> _Problem details_: Exactly retype the opening line of the entries and every line after it, ending with the line that contains "0.173, 0.161, 0.154, 0.154, 0.138, 0.138, 0.083, 0.083]". Skip all pictures.

#### Dataset

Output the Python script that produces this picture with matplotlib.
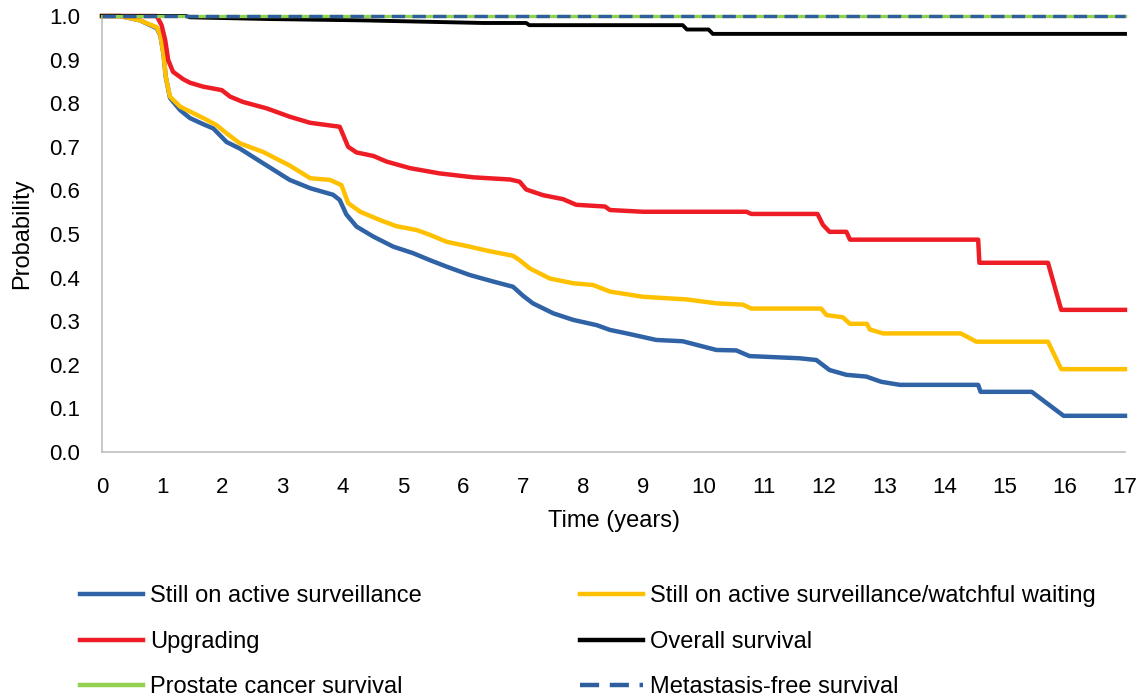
#!/usr/bin/env python3
"""
Kaplan-Meier style curves for an active surveillance cohort.
"""

import matplotlib
matplotlib.use('Agg')  # no display here
import matplotlib.pyplot as plt
from matplotlib.lines import Line2D

plt.rcParams['font.family'] = ['Liberation Sans', 'DejaVu Sans']

# Still on active surveillance (blue)
as_time = [0, 0.30, 0.63, 0.91, 0.97, 1.02, 1.06, 1.13, 1.30, 1.46, 1.68, 1.85, 2.07, 2.29,
           2.68, 3.12, 3.46, 3.84, 3.95, 4.06, 4.23, 4.51, 4.84, 5.17, 5.45, 5.73, 6.11,
           6.50, 6.83, 7.00, 7.16, 7.50, 7.83, 8.22, 8.44, 8.72, 9.21, 9.65, 10.21, 10.54,
           10.76, 11.59, 11.87, 12.09, 12.37, 12.70, 12.95, 13.26, 14.56, 14.60, 15.45,
           15.98, 17]
as_prob = [1.0, 1.0, 0.99, 0.972, 0.955, 0.914, 0.86, 0.812, 0.784, 0.766, 0.752, 0.742,
           0.711, 0.696, 0.662, 0.624, 0.605, 0.590, 0.578, 0.545, 0.517, 0.494, 0.471,
           0.456, 0.440, 0.425, 0.406, 0.391, 0.379, 0.358, 0.341, 0.318, 0.303, 0.291,
           0.280, 0.272, 0.257, 0.254, 0.234, 0.233, 0.220, 0.215, 0.211, 0.188, 0.177,
           0.173, 0.161, 0.154, 0.154, 0.138, 0.138, 0.083, 0.083]

# Still on active surveillance/watchful waiting (yellow)
asww_time = [0, 0.30, 0.63, 0.91, 0.97, 1.02, 1.06, 1.13, 1.30, 1.46, 1.68, 1.90, 2.07, 2.29,
             2.68, 3.12, 3.46, 3.79, 3.98, 4.09, 4.29, 4.62, 4.89, 5.23, 5.45, 5.73, 6.11,
             6.39, 6.83, 6.94, 7.11, 7.44, 7.83, 8.16, 8.44, 8.99, 9.71, 10.21, 10.65,
             10.79, 11.95, 12.04, 12.31, 12.43, 12.71, 12.76, 12.98, 14.27, 14.53, 15.72,
             15.94, 17]
asww_prob = [1.0, 1.0, 0.99, 0.974, 0.956, 0.914, 0.86, 0.815, 0.792, 0.781, 0.766, 0.750,
             0.731, 0.708, 0.688, 0.657, 0.628, 0.624, 0.612, 0.571, 0.551, 0.532, 0.518,
             0.509, 0.498, 0.482, 0.471, 0.462, 0.450, 0.440, 0.421, 0.398, 0.387, 0.383,
             0.368, 0.356, 0.350, 0.341, 0.338, 0.329, 0.329, 0.314, 0.309, 0.294, 0.294,
             0.281, 0.272, 0.272, 0.253, 0.253, 0.190, 0.190]

# Upgrading (red)
up_time = [0, 0.91, 0.99, 1.05, 1.10, 1.18, 1.35, 1.46, 1.68, 1.99, 2.13, 2.34, 2.74, 3.12,
           3.46, 3.95, 4.09, 4.23, 4.51, 4.73, 5.12, 5.61, 6.17, 6.78, 6.94, 7.05, 7.33,
           7.66, 7.88, 8.36, 8.44, 8.99, 10.71, 10.79, 11.89, 11.98, 12.09, 12.37, 12.43,
           14.56, 14.58, 15.72, 15.94, 17]
up_prob = [1.0, 1.0, 0.979, 0.945, 0.899, 0.872, 0.855, 0.847, 0.838, 0.830, 0.815, 0.803,
           0.788, 0.769, 0.755, 0.746, 0.700, 0.687, 0.679, 0.666, 0.651, 0.639, 0.630,
           0.625, 0.620, 0.602, 0.589, 0.580, 0.567, 0.563, 0.555, 0.551, 0.551, 0.546,
           0.546, 0.521, 0.505, 0.505, 0.487, 0.487, 0.434, 0.434, 0.326, 0.326]

# Overall survival (black)
os_time = [0, 1.40, 1.46, 2.79, 4.33, 5.33, 6.33, 7.05, 7.10, 9.65, 9.72, 10.08, 10.15, 17]
os_prob = [1.0, 1.0, 0.997, 0.993, 0.990, 0.987, 0.984, 0.984, 0.979, 0.979, 0.969, 0.969,
           0.959, 0.959]

# Prostate cancer survival / metastasis-free survival stay at 1.0
pcs_time = [0, 17]
pcs_prob = [1.0, 1.0]
mfs_time = [0, 17]
mfs_prob = [1.0, 1.0]

x_ticks = list(range(0, 18))
y_ticks = [0.0, 0.1, 0.2, 0.3, 0.4, 0.5, 0.6, 0.7, 0.8, 0.9, 1.0]

BLUE = '#2f63a6'
YELLOW = '#ffc000'
RED = '#ee1c25'
GREEN = '#92d050'
DASH_BLUE = '#2f5e9e'


def main():
    fig = plt.figure(figsize=(11.39, 6.98), dpi=100)
    ax = fig.add_axes([102 / 1139, 1 - 452 / 698, 1023 / 1139, 436 / 698])

    lw = 3.2
    ax.plot(as_time, as_prob, color=BLUE, lw=lw, clip_on=False, zorder=2)
    ax.plot(asww_time, asww_prob, color=YELLOW, lw=lw, clip_on=False, zorder=3)
    ax.plot(up_time, up_prob, color=RED, lw=lw, clip_on=False, zorder=4)
    ax.plot(os_time, os_prob, color='black', lw=2.8, clip_on=False, zorder=5)
    ax.plot(pcs_time, pcs_prob, color=GREEN, lw=2.4, clip_on=False, zorder=6)
    ax.plot(mfs_time, mfs_prob, color=DASH_BLUE, lw=2.4, dashes=(4.0, 2.2),
            clip_on=False, zorder=7)

    ax.set_xlim(0, 17)
    ax.set_ylim(0, 1.0)
    ax.set_xticks(x_ticks)
    ax.set_xticklabels([str(x) for x in x_ticks])
    ax.set_yticks(y_ticks)
    ax.set_yticklabels(['%.1f' % y for y in y_ticks])
    ax.tick_params(axis='both', length=0, labelsize=16)
    ax.tick_params(axis='x', pad=18)
    ax.tick_params(axis='y', pad=16)

    for side in ('top', 'right'):
        ax.spines[side].set_visible(False)
    for side in ('left', 'bottom'):
        ax.spines[side].set_color('#bfbfbf')
        ax.spines[side].set_linewidth(1.2)

    ax.set_xlabel('Time (years)', fontsize=17, labelpad=9)
    ax.set_ylabel('Probability', fontsize=17, labelpad=11)

    # two single-column legends so the columns line up with the original
    left_handles = [Line2D([], [], color=BLUE, lw=lw),
                    Line2D([], [], color=RED, lw=lw),
                    Line2D([], [], color=GREEN, lw=lw)]
    left_labels = ['Still on active surveillance', 'Upgrading', 'Prostate cancer survival']
    right_handles = [Line2D([], [], color=YELLOW, lw=lw),
                     Line2D([], [], color='black', lw=lw),
                     Line2D([], [], color=DASH_BLUE, lw=lw, dashes=(4.3, 2.4))]
    right_labels = ['Still on active surveillance/watchful waiting', 'Overall survival',
                    'Metastasis-free survival']

    legend_kw = dict(loc='upper left', frameon=False, fontsize=17, borderpad=0,
                     borderaxespad=0, handlelength=2.65, handletextpad=0.3,
                     labelspacing=1.0)
    fig.legend(left_handles, left_labels, bbox_to_anchor=(80 / 1139, 0.1615), **legend_kw)
    fig.legend(right_handles, right_labels, bbox_to_anchor=(580 / 1139, 0.1615), **legend_kw)

    fig.savefig('out.png', dpi=100)
    plt.close(fig)


if __name__ == "__main__":
    main()
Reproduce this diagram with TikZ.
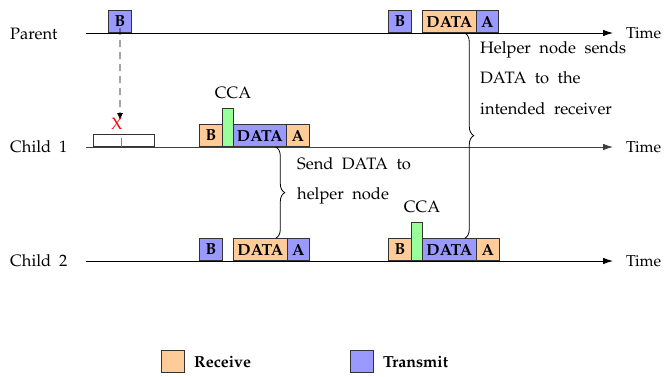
\documentclass[tikz,border=0pt]{standalone}
\usepackage[T1]{fontenc}
\usepackage{mathpazo}
\usetikzlibrary{arrows.meta,decorations.pathreplacing}

\definecolor{rxcol}{RGB}{255,204,153}
\definecolor{txcol}{RGB}{153,153,255}
\definecolor{ccacol}{RGB}{153,255,153}
\newcommand{\widespaces}[1]{\spaceskip=#1\relax}
\tikzset{
  slot/.style={draw=black!80, line width=0.8pt, minimum width=23pt, minimum height=22pt,
    inner sep=0pt, anchor=south west, font=\fontsize{16}{18}\selectfont\bfseries},
  rxslot/.style={slot, fill=rxcol},
  txslot/.style={slot, fill=txcol},
  ccabar/.style={draw=black!80, line width=0.8pt, fill=ccacol, minimum width=11pt,
    minimum height=38pt, inner sep=0pt, anchor=south west},
  timeline/.style={line width=0.8pt, -{Latex[length=10pt,width=6.5pt]}},
  timelabel/.style={anchor=west, inner sep=0pt, font=\fontsize{15.8}{18}\selectfont},
  helperbrace/.style={decorate, decoration={brace, amplitude=9pt}, line width=0.8pt},
  note/.style={align=left, inner sep=0pt, anchor=north west,
    font=\fontsize{16.5}{30.5}\selectfont\widespaces{8.5pt}}
}

\begin{document}
\begin{tikzpicture}[x=1pt, y=-1pt, font=\fontsize{16.5}{18}\selectfont\widespaces{8pt}]
        \useasboundingbox (0,0) rectangle (664,376);

        % Time lines
        \coordinate (p0) at (86,33);   \coordinate (pend) at (613,33);
        \coordinate (c10) at (86,147); \coordinate (c1end) at (613,147);
        \coordinate (c20) at (86,261); \coordinate (c2end) at (613,261);
        \draw[timeline] (p0) -- (pend);
        \draw[timeline, black!75] (c10) -- (c1end);
        \draw[timeline] (c20) -- (c2end);
        \node[anchor=west, inner sep=0pt] (plabel) at (10,34) {Parent};
        \node[anchor=west, inner sep=0pt] (c1label) at (10,147) {Child 1};
        \node[anchor=west, inner sep=0pt] (c2label) at (10,261) {Child 2};
        \node[timelabel] (ptime) at (626,33) {Time};
        \node[timelabel] (c1time) at (626,147) {Time};
        \node[timelabel] (c2time) at (626,261) {Time};

        % Parent
        \node[txslot] (pb1) at (108,33) {B};
        \node[txslot] (pb2) at (388,33) {B};
        \node[rxslot, minimum width=54pt] (pdata) at (422,33) {DATA};
        \node[txslot, minimum width=22pt] (pack) at (476,33) {A};

        % Child 1
        \node[draw=black!80, line width=0.8pt, fill=white, minimum width=61pt, minimum height=12pt,
          inner sep=0pt, anchor=south west] (c1idle) at (93,147) {};
        \draw[gray] (121,138) -- (121,147);
        \coordinate (lost) at (120,120);
        \draw[dash pattern=on 7pt off 5pt, line width=0.8pt, -{Latex[length=7pt,width=6pt]}]
          ([yshift=5pt]pb1.south) -- (lost);
        \node[text=red, inner sep=0pt] (lostx) at (117,124) {X};
        \node[rxslot] (c1b) at (199,147) {B};
        \node[ccabar] (c1cca) at (222,147) {};
        \node[txslot, minimum width=53pt] (c1data) at (233,147) {DATA};
        \node[rxslot] (c1ack) at (286,147) {A};
        \node (c1ccatxt) at (233,93) {CCA};

        % Child 2
        \node[txslot] (c2b) at (199,261) {B};
        \node[rxslot, minimum width=54pt] (c2data) at (233,261) {DATA};
        \node[txslot, minimum width=22pt] (c2ack) at (287,261) {A};
        \node[rxslot] (c2b2) at (388,261) {B};
        \node[ccabar] (c2cca) at (411,261) {};
        \node[txslot, minimum width=54pt] (c2data2) at (422,261) {DATA};
        \node[rxslot] (c2ack2) at (476,261) {A};
        \node (c2ccatxt) at (422,207) {CCA};

        % Braces and notes
        \draw[helperbrace] ([xshift=-11pt]c1data.south east) -- ([xshift=-12pt]c2data.north east);
        \draw[helperbrace] ([xshift=-12pt]pdata.south east) -- ([xshift=-12pt]c2data2.north east);
        \node[note] (sendtxt) at (297,157) {Send DATA to\\helper node};
        \node[note] (helpertxt) at (480,41) {Helper node sends\\DATA to the\\intended receiver};

        % Legend
        \node[rxslot] (legrx) at (161,373) {};
        \node[anchor=west, inner sep=0pt, font=\fontsize{16}{18}\selectfont\bfseries] (legrxtxt) at (194,362) {Receive};
        \node[txslot] (legtx) at (350,373) {};
        \node[anchor=west, inner sep=0pt, font=\fontsize{16}{18}\selectfont\bfseries] (legtxtxt) at (383,362) {Transmit};
\end{tikzpicture}
\end{document}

########

> _Complete answer_:
Output the Python script that produces this picture with matplotlib.
#!/usr/bin/env python3
"""
Kaplan-Meier style curves for an active surveillance cohort.
"""

import matplotlib
matplotlib.use('Agg')  # no display here
import matplotlib.pyplot as plt
from matplotlib.lines import Line2D

plt.rcParams['font.family'] = ['Liberation Sans', 'DejaVu Sans']

# Still on active surveillance (blue)
as_time = [0, 0.30, 0.63, 0.91, 0.97, 1.02, 1.06, 1.13, 1.30, 1.46, 1.68, 1.85, 2.07, 2.29,
           2.68, 3.12, 3.46, 3.84, 3.95, 4.06, 4.23, 4.51, 4.84, 5.17, 5.45, 5.73, 6.11,
           6.50, 6.83, 7.00, 7.16, 7.50, 7.83, 8.22, 8.44, 8.72, 9.21, 9.65, 10.21, 10.54,
           10.76, 11.59, 11.87, 12.09, 12.37, 12.70, 12.95, 13.26, 14.56, 14.60, 15.45,
           15.98, 17]
as_prob = [1.0, 1.0, 0.99, 0.972, 0.955, 0.914, 0.86, 0.812, 0.784, 0.766, 0.752, 0.742,
           0.711, 0.696, 0.662, 0.624, 0.605, 0.590, 0.578, 0.545, 0.517, 0.494, 0.471,
           0.456, 0.440, 0.425, 0.406, 0.391, 0.379, 0.358, 0.341, 0.318, 0.303, 0.291,
           0.280, 0.272, 0.257, 0.254, 0.234, 0.233, 0.220, 0.215, 0.211, 0.188, 0.177,
           0.173, 0.161, 0.154, 0.154, 0.138, 0.138, 0.083, 0.083]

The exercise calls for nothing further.